Before the crisis, the retail payments business went largely unnoticed as a substantial source of revenue in banking. During the crisis, the retail payments business had been resilient, providing reliable and regular revenues. As a result, the subsequent realisation that banks with more stable funding models were better able to cope with the crisis has led in recent years to a greater recognition of the importance of retail banking and retail payments.
Retail payments are at a crossroads. Different roads may appeal in different ways to the various economic actors. One possibility would be to preserve the status quo and to implement only the changes needed to comply with the existing regulatory framework. Alternatively, we could follow a road less travelled. Here, new economic actors may emerge and consumers may start to utilise more personalised, simple and secure payment services and applications.
Retail payments integration
Retail payment integration in the euro area – and in Europe – has made progress. Although there are still considerable efforts to be made, we are just a few weeks away from completing the migration to new European schemes that have been developed for credit transfers and direct debits. It’s a big step forward. But progress in the field of cards has been slower. To ensure a level playing field, national borders for cards licensing, issuing and acquiring have to disappear, and the consistent implementation of the separation of scheme management and processing has to be ensured. Some movement in this area is expected to result from the revised Payment Services Directive and Regulation on interchange fees for cards.
Promoting further integration of retail payments in Europe is seen as economically and socially advantageous. There is empirical evidence that initiatives to integrate and harmonise retail payment markets boost trade and consumption and benefit the whole economy. Deeper integration of retail payments is expected to bring about more price convergence among cashless retail payment instruments in the euro area, making those instruments more affordable and thereby promoting financial inclusion.
The Single Euro Payments Area (SEPA) is instrumental in this respect. Later this week, the ECB will publish the second SEPA migration report, which will highlight the progress accomplished and the remaining challenges as we come closer to the SEPA end-date of 1 February 2014 for migration to pan-European payment instruments. Looking beyond the end-date, the ECB will establish and chair the Euro Retail Payments Board (ERPB) as successor of the SEPA Council to contribute to and to facilitate the creation of an integrated, competitive, innovative and level playing field market for euro retail payments.
Retail payments innovation
E-commerce and new communication and information media have set new challenges in terms of functionality and security for retail payments. They have also given providers of payment-related services new opportunities to compete. Unfortunately, these opportunities have not yet been fully exploited by the different market players. Innovative retail payment solutions in the euro area are still largely being provided by non-bank service providers, mainly for the payment initiation phase.

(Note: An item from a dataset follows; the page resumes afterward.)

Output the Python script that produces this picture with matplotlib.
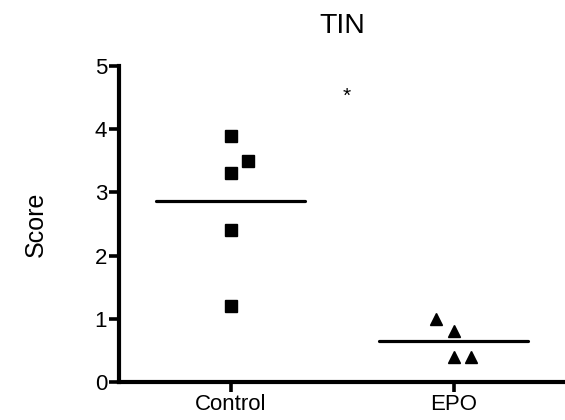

Banks are at a crossroads. They can either try to defend their existing products and leave this business segment to non-bank providers, or they can become more open and innovative.
In the end, whoever provides innovative payment services should be mindful of two key issues. First, those services should be safe and protected against misuse. Second, innovative services should have the potential to become pan-European solutions. If we do not think about the European dimension right from the start, in a few years’ time we will face all the problems of having to merge multiple national solutions into a European framework.